> _Written request_
Print the material below exactly as it stands, please, from its first line to the line holding "const textColour = '#595959';", with no pictures.
##### Data provided
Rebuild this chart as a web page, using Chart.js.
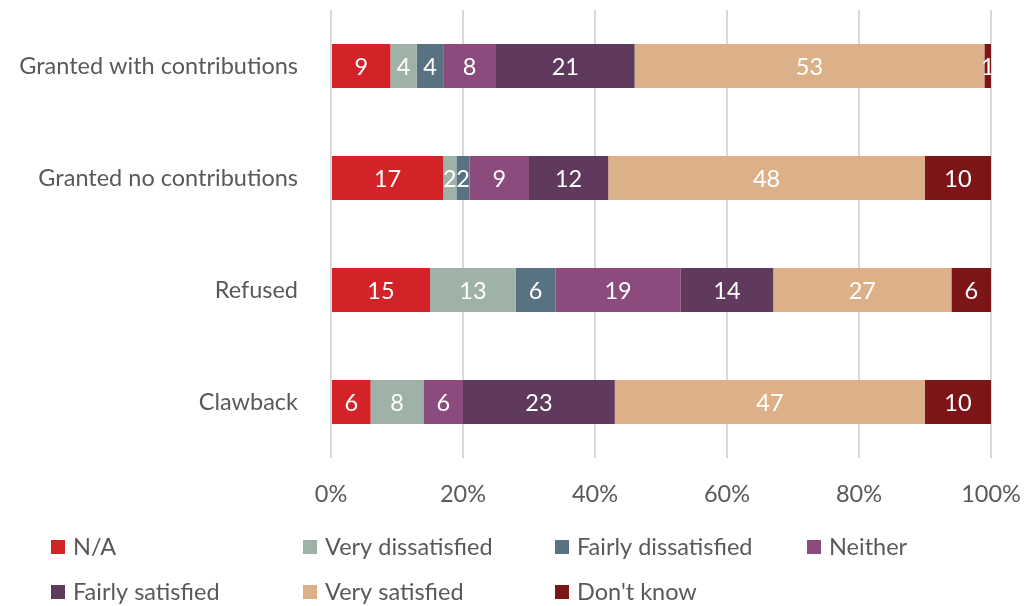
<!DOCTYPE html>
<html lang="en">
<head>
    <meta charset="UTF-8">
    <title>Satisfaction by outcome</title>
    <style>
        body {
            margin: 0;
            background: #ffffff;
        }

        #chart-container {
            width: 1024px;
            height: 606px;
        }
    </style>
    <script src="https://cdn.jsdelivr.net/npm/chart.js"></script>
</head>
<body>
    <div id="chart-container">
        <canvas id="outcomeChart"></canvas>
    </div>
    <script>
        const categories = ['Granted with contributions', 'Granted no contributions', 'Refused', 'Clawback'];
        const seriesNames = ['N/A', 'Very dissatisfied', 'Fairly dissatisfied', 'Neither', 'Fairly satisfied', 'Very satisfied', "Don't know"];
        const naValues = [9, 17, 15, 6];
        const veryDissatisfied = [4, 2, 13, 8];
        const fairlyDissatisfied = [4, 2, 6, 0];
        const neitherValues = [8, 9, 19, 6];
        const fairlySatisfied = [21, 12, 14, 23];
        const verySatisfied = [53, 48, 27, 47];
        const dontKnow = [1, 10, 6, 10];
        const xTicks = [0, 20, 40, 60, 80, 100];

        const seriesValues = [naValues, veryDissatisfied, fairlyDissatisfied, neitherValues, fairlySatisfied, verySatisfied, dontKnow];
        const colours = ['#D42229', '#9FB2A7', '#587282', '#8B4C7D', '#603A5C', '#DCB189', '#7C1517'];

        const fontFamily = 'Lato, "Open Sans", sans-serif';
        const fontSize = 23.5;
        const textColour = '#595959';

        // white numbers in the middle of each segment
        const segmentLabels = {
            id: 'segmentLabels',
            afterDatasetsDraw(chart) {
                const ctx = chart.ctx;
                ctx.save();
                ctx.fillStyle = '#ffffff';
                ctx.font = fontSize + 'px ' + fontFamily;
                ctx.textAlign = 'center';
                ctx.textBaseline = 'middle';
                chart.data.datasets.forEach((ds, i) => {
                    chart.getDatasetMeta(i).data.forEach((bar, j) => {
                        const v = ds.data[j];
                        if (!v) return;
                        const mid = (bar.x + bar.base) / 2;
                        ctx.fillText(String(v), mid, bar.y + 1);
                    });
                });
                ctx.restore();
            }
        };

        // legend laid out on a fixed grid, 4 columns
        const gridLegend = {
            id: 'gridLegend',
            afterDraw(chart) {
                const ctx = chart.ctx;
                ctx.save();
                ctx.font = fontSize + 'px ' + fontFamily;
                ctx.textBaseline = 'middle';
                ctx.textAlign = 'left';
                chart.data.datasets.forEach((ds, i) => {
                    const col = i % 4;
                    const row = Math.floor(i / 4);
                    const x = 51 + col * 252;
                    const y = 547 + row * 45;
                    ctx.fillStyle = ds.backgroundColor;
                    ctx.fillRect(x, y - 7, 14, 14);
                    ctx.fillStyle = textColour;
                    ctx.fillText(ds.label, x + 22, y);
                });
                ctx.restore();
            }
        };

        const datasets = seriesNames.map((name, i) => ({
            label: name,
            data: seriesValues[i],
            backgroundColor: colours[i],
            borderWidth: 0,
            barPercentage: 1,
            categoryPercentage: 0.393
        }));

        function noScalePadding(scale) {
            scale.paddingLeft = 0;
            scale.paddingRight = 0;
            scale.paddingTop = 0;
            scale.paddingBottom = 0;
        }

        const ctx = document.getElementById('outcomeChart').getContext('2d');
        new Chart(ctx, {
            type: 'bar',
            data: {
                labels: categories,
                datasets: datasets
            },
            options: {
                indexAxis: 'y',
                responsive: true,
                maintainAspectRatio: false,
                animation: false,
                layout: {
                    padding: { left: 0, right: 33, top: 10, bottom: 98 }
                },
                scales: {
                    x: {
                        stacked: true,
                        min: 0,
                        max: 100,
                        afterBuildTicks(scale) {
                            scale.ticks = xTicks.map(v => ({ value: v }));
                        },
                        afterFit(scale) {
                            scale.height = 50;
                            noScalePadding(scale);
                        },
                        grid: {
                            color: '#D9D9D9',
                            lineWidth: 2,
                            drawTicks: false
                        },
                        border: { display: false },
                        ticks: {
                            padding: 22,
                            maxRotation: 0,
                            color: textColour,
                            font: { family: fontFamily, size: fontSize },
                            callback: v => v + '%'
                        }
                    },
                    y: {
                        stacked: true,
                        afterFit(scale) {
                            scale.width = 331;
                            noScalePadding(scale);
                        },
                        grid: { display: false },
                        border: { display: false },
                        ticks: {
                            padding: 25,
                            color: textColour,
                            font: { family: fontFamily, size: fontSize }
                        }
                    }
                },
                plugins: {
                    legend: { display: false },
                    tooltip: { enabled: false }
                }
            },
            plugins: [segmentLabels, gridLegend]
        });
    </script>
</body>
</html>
##########
> _Task answer_
Rebuild this chart as a web page, using Chart.js.
<!DOCTYPE html>
<html lang="en">
<head>
    <meta charset="UTF-8">
    <title>Satisfaction by outcome</title>
    <style>
        body {
            margin: 0;
            background: #ffffff;
        }

        #chart-container {
            width: 1024px;
            height: 606px;
        }
    </style>
    <script src="https://cdn.jsdelivr.net/npm/chart.js"></script>
</head>
<body>
    <div id="chart-container">
        <canvas id="outcomeChart"></canvas>
    </div>
    <script>
        const categories = ['Granted with contributions', 'Granted no contributions', 'Refused', 'Clawback'];
        const seriesNames = ['N/A', 'Very dissatisfied', 'Fairly dissatisfied', 'Neither', 'Fairly satisfied', 'Very satisfied', "Don't know"];
        const naValues = [9, 17, 15, 6];
        const veryDissatisfied = [4, 2, 13, 8];
        const fairlyDissatisfied = [4, 2, 6, 0];
        const neitherValues = [8, 9, 19, 6];
        const fairlySatisfied = [21, 12, 14, 23];
        const verySatisfied = [53, 48, 27, 47];
        const dontKnow = [1, 10, 6, 10];
        const xTicks = [0, 20, 40, 60, 80, 100];

        const seriesValues = [naValues, veryDissatisfied, fairlyDissatisfied, neitherValues, fairlySatisfied, verySatisfied, dontKnow];
        const colours = ['#D42229', '#9FB2A7', '#587282', '#8B4C7D', '#603A5C', '#DCB189', '#7C1517'];

        const fontFamily = 'Lato, "Open Sans", sans-serif';
        const fontSize = 23.5;
        const textColour = '#595959';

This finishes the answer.